Heurs et malheurs de la régionalisation
Certain-e-s s’en souviennent peut-être: dans les dernières années de la législature Perrinjaquet, il avait été fortement question de donner un statut cantonal aux écoles de la scolarité obligatoire. Les villes (y compris Valde- Travers) étaient alors vivement montées aux barricades pour défendre leur pré carré. Succédant à sa collègue de parti, Philippe Gnaegi s’était empressé de régionaliser l’école avec le soutien des communes.
Sitôt connues les premières intentions du DECS de l’époque, le SAEN avait exprimé ses craintes, considérant qu’il n’y aurait probablement pas plus d’avantages à attendre d’une régionalisation que d’une cantonalisation. Le SAEN redoutait une évolution qui conduirait à un gonflement administratif avec l’apparition d’un nouveau niveau hiérarchique à l’école primaire se traduisant par plus d’argent dépensé pour des directeurs, argent qu’il faudrait économiser, vu les contraintes budgétaires actuelles, sur le dos des enseignant-e-s, des enfants et de leurs familles, par le biais de regroupements de classes et d’une généralisation de celles à deux ordres pour aboutir partout à de gros effectifs. L’entrée en fonction de toute une série de nouveaux directeurs risquait en outre de poser problème. A côté d’individus remplissant admirablement bien leur fonction, certains «grimpions» abuseraient inévitablement de leur pouvoir et nécessiteraient des réactions syndicales parfois musclées. Enfin, selon le SAEN, la pédagogie devait rester l’apanage des professionnels du terrain, les enseignant-e-s!

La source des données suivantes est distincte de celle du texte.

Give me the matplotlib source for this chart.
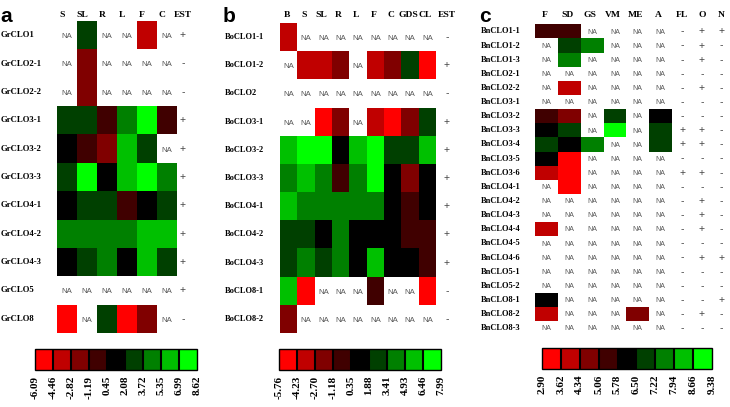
import numpy as np
import matplotlib.pyplot as plt
from matplotlib.colors import ListedColormap, BoundaryNorm
from matplotlib.cm import ScalarMappable

palette = ['#ff0000', '#c00000', '#800000', '#400000', '#000000',
           '#004000', '#008000', '#00c000', '#00ff00']
cmap = ListedColormap(palette)
N = None

# ---- panel a ----
a_rows = ['GrCLO1', 'GrCLO2-1', 'GrCLO2-2', 'GrCLO3-1', 'GrCLO3-2', 'GrCLO3-3',
          'GrCLO4-1', 'GrCLO4-2', 'GrCLO4-3', 'GrCLO5', 'GrCLO8']
a_cols = ['S', 'SL', 'R', 'L', 'F', 'C']
a_levels = [[N, 5, N, N, 1, N],
            [N, 2, N, N, N, N],
            [N, 2, N, N, N, N],
            [5, 5, 3, 6, 8, 3],
            [4, 3, 2, 7, 5, N],
            [5, 8, 4, 7, 8, 6],
            [4, 5, 5, 3, 4, 5],
            [6, 6, 6, 6, 7, 7],
            [4, 5, 6, 4, 7, 5],
            [N, N, N, N, N, N],
            [0, N, 5, 0, 2, N]]
a_est = ['+', '-', '-', '+', '+', '+', '+', '+', '+', '+', '-']
a_ticks = [-6.09, -4.46, -2.82, -1.19, 0.45, 2.08, 3.72, 5.35, 6.99, 8.62]

# ---- panel b ----
b_rows = ['BoCLO1-1', 'BoCLO1-2', 'BoCLO2', 'BoCLO3-1', 'BoCLO3-2', 'BoCLO3-3',
          'BoCLO4-1', 'BoCLO4-2', 'BoCLO4-3', 'BoCLO8-1', 'BoCLO8-2']
b_cols = ['B', 'S', 'SL', 'R', 'L', 'F', 'C', 'GDS', 'CL']
b_levels = [[1, N, N, N, N, N, N, N, N],
            [N, 1, 1, 2, N, 1, 2, 5, 0],
            [N, N, N, N, N, N, N, N, N],
            [N, N, 0, 2, N, 1, 0, 2, 5],
            [7, 8, 8, 4, 7, 8, 5, 5, 7],
            [6, 7, 6, 3, 6, 8, 4, 2, 4],
            [7, 6, 6, 6, 6, 6, 4, 3, 4],
            [5, 5, 4, 6, 4, 4, 4, 3, 3],
            [5, 6, 5, 6, 4, 7, 4, 4, 3],
            [7, 0, N, N, N, 3, N, N, 0],
            [2, N, N, N, N, N, N, N, N]]
b_est = ['-', '+', '-', '+', '+', '+', '+', '+', '+', '-', '-']
b_ticks = [-5.76, -4.23, -2.70, -1.18, 0.35, 1.88, 3.41, 4.93, 6.46, 7.99]

# ---- panel c ----
c_rows = ['BnCLO1-1', 'BnCLO1-2', 'BnCLO1-3', 'BnCLO2-1', 'BnCLO2-2', 'BnCLO3-1',
          'BnCLO3-2', 'BnCLO3-3', 'BnCLO3-4', 'BnCLO3-5', 'BnCLO3-6', 'BnCLO4-1',
          'BnCLO4-2', 'BnCLO4-3', 'BnCLO4-4', 'BnCLO4-5', 'BnCLO4-6', 'BnCLO5-1',
          'BnCLO5-2', 'BnCLO8-1', 'BnCLO8-2', 'BnCLO8-3']
c_cols = ['F', 'SD', 'GS', 'VM', 'ME', 'A']
c_levels = [[3, 3, N, N, N, N],
            [N, 5, 6, N, N, N],
            [N, 6, N, N, N, N],
            [N, N, N, N, N, N],
            [N, 1, N, N, N, N],
            [N, N, N, N, N, N],
            [3, 2, N, 5, N, 4],
            [4, 5, N, 8, N, 5],
            [5, 4, 6, N, N, 5],
            [4, 0, N, N, N, N],
            [1, 0, N, N, N, N],
            [N, 0, N, N, N, N],
            [N, N, N, N, N, N],
            [N, N, N, N, N, N],
            [1, N, N, N, N, N],
            [N, N, N, N, N, N],
            [N, N, N, N, N, N],
            [N, N, N, N, N, N],
            [N, N, N, N, N, N],
            [4, N, N, N, N, N],
            [1, N, N, N, 2, N],
            [N, N, N, N, N, N]]
c_fl = ['-', '-', '-', '-', '-', '-', '-', '+', '+', '-', '+', '-',
        '-', '-', '-', '-', '-', '-', '-', '-', '-', '-']
c_o = ['+', '+', '+', '-', '+', '-', '-', '+', '+', '-', '+', '-',
       '+', '+', '+', '-', '+', '-', '-', '-', '+', '-']
c_n = ['+', '-', '-', '-', '-', '-', '-', '-', '-', '-', '-', '-',
       '-', '-', '-', '-', '+', '-', '-', '+', '-', '-']
c_ticks = [2.90, 3.62, 4.34, 5.06, 5.78, 6.50, 7.22, 7.94, 8.66, 9.38]

W, H = 730, 407
SERIF = 'Liberation Serif'
SANS = 'Liberation Sans'

fig = plt.figure(figsize=(W / 100, H / 100), dpi=100)


def px_axes(l, t, w, h):
    return fig.add_axes([l / W, 1 - (t + h) / H, w / W, h / H])


def panel(box, rows, cols, levels, ticks, extras, label_x, label_fs, head_dx,
          cbox, letter, letter_x, head_fs=6.8, na_fs=5.6):
    l, t, w, h = box
    ax = px_axes(l, t, w, h)
    nr, nc = len(rows), len(cols)
    cw, rh = w / nc, h / nr
    lev = np.array([[np.nan if v is None else v for v in r] for r in levels])
    edges = np.array(ticks)
    mids = (edges[:-1] + edges[1:]) / 2
    vals = np.full(lev.shape, np.nan)
    ok = ~np.isnan(lev)
    vals[ok] = mids[lev[ok].astype(int)]
    norm = BoundaryNorm(edges, cmap.N)
    ax.pcolormesh(np.ma.masked_invalid(vals), cmap=cmap, norm=norm)
    ax.set_xlim(0, nc)
    ax.set_ylim(nr, 0)
    ax.axis('off')

    for i in range(nr):
        for j in range(nc):
            if not ok[i, j]:
                ax.text(j + 0.5, i + 0.55, 'NA', ha='center', va='center',
                        fontsize=na_fs, color='#555555', family=SANS)
        ax.text((label_x - l) / cw, i + 0.5, rows[i], ha='left', va='center',
                fontsize=label_fs, fontweight='bold', family=SERIF, clip_on=False)
    hy = (15 - t) / rh
    for j, c in enumerate(cols):
        ax.text(j + 0.5 + head_dx / cw, hy, c, ha='center', va='center',
                fontsize=head_fs, fontweight='bold', family=SERIF, clip_on=False)
    for name, xpos, signs in extras:
        ax.text(xpos, hy, name, ha='center', va='center', fontsize=head_fs,
                fontweight='bold', family=SERIF, clip_on=False)
        for i, s in enumerate(signs):
            ax.text(xpos, i + 0.5, s, ha='center', va='center', fontsize=7.5,
                    color='#444444', family=SANS, clip_on=False)
    fig.text(letter_x / W, 1 - 16 / H, letter, ha='center', va='center',
             fontsize=15, fontweight='bold', family=SANS)

    cax = px_axes(*cbox)
    cb = fig.colorbar(ScalarMappable(norm=norm, cmap=cmap), cax=cax,
                      orientation='horizontal', drawedges=True, ticks=edges)
    cb.ax.set_xticklabels(['%.2f' % v for v in edges], rotation=90,
                          fontsize=8, fontweight='bold', family=SERIF)
    cb.ax.tick_params(length=0, pad=4)
    cb.outline.set_linewidth(1.0)
    cb.dividers.set_linewidth(1.5)
    return ax


panel((57, 21, 120, 312), a_rows, a_cols, a_levels, a_ticks,
      [('EST', 6.3, a_est)], 1, 6.3, -5, (35, 349, 162, 21), 'a', 6)
panel((280, 23, 156, 310), b_rows, b_cols, b_levels, b_ticks,
      [('EST', 9.63, b_est)], 225, 6.0, -2, (279, 349, 162, 21), 'b', 229)
panel((535, 24.3, 137, 311), c_rows, c_cols, c_levels, c_ticks,
      [('FL', 6.44, c_fl), ('O', 7.31, c_o), ('N', 8.15, c_n)],
      481, 6.0, -2, (542, 348, 170, 21), 'c', 485, na_fs=5.0)

fig.savefig('out.png', dpi=100)
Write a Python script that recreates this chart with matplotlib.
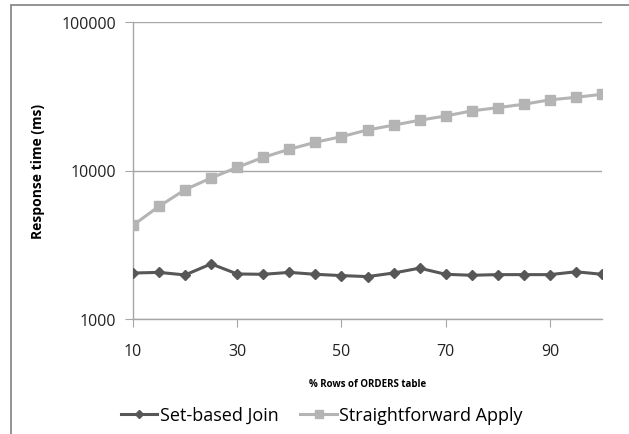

Est-ce que les gens naissent égaux en droits à l’endroit où ils naissent?
Généralisée au début de l’année scolaire 2012- 2013, la régionalisation entame donc sa deuxième année. Un premier bilan peut en être tiré et les pronostics du SAEN sont hélas vérifiés pour l’essentiel. Mais, et ça devrait être rassurant, dans la grande majorité des cas, cela se passe quand même plutôt bien… Les réussites semblent liées à quelques facteurs. Le principal tient au respect manifesté aux enseignant- e-s, dont les représentants sont associés aux décisions engageant l’avenir du centre scolaire, voire du cercle. Les directions qui ont fait le pari du partenariat en sont visiblement sorties gagnantes. Les enseignant-e-s peuvent comprendre qu’il y ait des choix douloureux à faire dans la composition et la répartition géographique des classes; en associant leurs représentants à la recherche de solutions, les directions ont de bonnes chances de voir apparaître des scénarios qu’elles n’avaient pas envisagés… et qui s’avèrent finalement parfois mieux adaptés à la situation.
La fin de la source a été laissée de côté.